**Written problem**
Print the material below exactly as it stands, please, from its first line to the line holding "2.626, 2.540, 2.447]", with no pictures.

**Data provided**

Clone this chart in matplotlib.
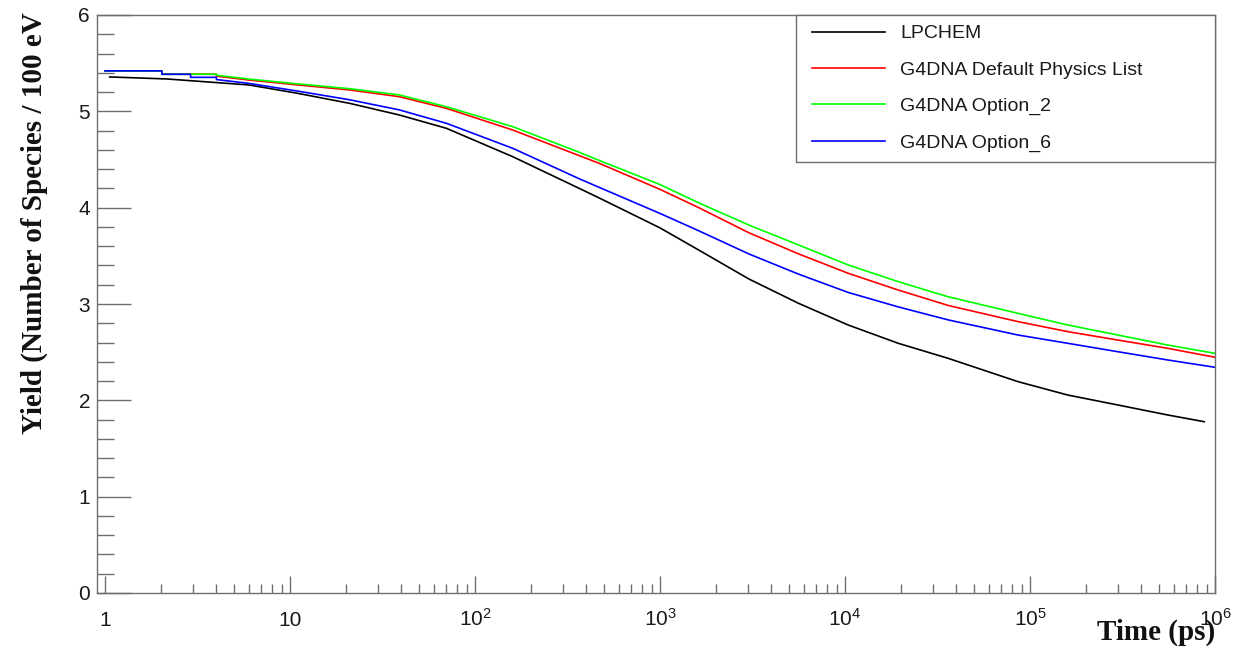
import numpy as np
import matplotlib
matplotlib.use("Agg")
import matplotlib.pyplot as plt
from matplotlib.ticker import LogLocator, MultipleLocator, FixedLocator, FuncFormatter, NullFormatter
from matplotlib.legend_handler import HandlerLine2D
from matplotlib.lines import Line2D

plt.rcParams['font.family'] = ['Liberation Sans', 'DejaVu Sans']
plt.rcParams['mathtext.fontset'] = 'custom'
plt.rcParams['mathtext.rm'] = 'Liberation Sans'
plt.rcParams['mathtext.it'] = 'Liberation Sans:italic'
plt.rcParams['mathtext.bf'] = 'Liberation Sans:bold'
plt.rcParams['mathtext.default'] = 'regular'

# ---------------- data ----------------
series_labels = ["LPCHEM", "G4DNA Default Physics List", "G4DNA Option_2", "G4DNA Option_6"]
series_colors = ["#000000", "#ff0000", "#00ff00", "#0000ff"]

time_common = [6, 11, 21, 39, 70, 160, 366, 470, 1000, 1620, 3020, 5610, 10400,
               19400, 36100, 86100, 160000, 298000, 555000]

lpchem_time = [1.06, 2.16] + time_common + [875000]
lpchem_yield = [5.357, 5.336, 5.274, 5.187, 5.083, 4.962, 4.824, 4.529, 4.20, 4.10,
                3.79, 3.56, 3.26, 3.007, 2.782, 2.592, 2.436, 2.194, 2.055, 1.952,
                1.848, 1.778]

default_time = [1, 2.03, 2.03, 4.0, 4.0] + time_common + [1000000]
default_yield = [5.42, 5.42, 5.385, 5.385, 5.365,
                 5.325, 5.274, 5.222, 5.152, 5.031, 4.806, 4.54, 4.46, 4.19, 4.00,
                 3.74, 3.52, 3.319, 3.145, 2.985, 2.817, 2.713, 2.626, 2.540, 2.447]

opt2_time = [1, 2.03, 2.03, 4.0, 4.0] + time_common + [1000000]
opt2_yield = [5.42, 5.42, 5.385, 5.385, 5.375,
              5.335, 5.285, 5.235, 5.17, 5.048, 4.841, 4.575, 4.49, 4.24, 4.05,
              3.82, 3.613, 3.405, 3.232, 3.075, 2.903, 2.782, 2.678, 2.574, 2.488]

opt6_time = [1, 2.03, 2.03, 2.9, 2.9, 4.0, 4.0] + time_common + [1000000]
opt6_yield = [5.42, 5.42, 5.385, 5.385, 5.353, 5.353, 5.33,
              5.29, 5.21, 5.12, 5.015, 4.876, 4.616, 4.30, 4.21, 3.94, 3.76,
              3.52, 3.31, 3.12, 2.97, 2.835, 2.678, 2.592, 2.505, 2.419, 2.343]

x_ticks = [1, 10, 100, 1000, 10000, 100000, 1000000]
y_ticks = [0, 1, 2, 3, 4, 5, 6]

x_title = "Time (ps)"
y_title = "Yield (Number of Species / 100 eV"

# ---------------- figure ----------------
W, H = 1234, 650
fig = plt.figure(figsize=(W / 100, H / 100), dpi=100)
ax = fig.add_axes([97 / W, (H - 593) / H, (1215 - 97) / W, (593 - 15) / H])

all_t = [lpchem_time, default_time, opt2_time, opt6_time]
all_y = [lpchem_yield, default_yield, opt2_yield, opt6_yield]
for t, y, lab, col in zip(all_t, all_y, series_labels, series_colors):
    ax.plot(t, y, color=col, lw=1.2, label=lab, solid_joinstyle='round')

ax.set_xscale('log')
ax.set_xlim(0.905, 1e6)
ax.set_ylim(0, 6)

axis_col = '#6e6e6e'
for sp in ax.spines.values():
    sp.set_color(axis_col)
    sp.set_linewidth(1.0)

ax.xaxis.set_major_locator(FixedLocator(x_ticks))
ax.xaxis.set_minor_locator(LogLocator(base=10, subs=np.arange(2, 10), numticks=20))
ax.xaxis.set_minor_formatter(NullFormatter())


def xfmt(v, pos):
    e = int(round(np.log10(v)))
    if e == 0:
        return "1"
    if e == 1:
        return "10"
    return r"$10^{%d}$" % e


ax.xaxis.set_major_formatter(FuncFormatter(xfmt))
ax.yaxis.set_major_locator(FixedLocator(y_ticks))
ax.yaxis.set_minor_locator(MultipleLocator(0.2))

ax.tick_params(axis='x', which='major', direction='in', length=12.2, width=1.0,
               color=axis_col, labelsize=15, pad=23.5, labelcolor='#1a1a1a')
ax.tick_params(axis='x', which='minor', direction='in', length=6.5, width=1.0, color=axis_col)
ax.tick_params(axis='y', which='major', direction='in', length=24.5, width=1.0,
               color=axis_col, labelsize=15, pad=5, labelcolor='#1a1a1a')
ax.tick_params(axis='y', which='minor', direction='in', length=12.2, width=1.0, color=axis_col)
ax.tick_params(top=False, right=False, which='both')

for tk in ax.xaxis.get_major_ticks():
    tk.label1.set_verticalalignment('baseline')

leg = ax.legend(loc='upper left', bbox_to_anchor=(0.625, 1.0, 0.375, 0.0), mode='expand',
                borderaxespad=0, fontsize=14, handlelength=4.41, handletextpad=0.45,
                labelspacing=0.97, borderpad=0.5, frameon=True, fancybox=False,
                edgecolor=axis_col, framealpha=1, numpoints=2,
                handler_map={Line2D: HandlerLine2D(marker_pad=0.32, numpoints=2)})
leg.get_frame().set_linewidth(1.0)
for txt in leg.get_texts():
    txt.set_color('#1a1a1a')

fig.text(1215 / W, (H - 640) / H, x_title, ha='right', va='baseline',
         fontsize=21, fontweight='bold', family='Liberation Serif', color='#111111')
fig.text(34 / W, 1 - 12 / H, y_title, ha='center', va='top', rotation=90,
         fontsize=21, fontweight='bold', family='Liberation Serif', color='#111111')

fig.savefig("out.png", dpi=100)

**Answer for this exercise**
Clone this chart in matplotlib.
import numpy as np
import matplotlib
matplotlib.use("Agg")
import matplotlib.pyplot as plt
from matplotlib.ticker import LogLocator, MultipleLocator, FixedLocator, FuncFormatter, NullFormatter
from matplotlib.legend_handler import HandlerLine2D
from matplotlib.lines import Line2D

plt.rcParams['font.family'] = ['Liberation Sans', 'DejaVu Sans']
plt.rcParams['mathtext.fontset'] = 'custom'
plt.rcParams['mathtext.rm'] = 'Liberation Sans'
plt.rcParams['mathtext.it'] = 'Liberation Sans:italic'
plt.rcParams['mathtext.bf'] = 'Liberation Sans:bold'
plt.rcParams['mathtext.default'] = 'regular'

# ---------------- data ----------------
series_labels = ["LPCHEM", "G4DNA Default Physics List", "G4DNA Option_2", "G4DNA Option_6"]
series_colors = ["#000000", "#ff0000", "#00ff00", "#0000ff"]

time_common = [6, 11, 21, 39, 70, 160, 366, 470, 1000, 1620, 3020, 5610, 10400,
               19400, 36100, 86100, 160000, 298000, 555000]

lpchem_time = [1.06, 2.16] + time_common + [875000]
lpchem_yield = [5.357, 5.336, 5.274, 5.187, 5.083, 4.962, 4.824, 4.529, 4.20, 4.10,
                3.79, 3.56, 3.26, 3.007, 2.782, 2.592, 2.436, 2.194, 2.055, 1.952,
                1.848, 1.778]

default_time = [1, 2.03, 2.03, 4.0, 4.0] + time_common + [1000000]
default_yield = [5.42, 5.42, 5.385, 5.385, 5.365,
                 5.325, 5.274, 5.222, 5.152, 5.031, 4.806, 4.54, 4.46, 4.19, 4.00,
                 3.74, 3.52, 3.319, 3.145, 2.985, 2.817, 2.713, 2.626, 2.540, 2.447]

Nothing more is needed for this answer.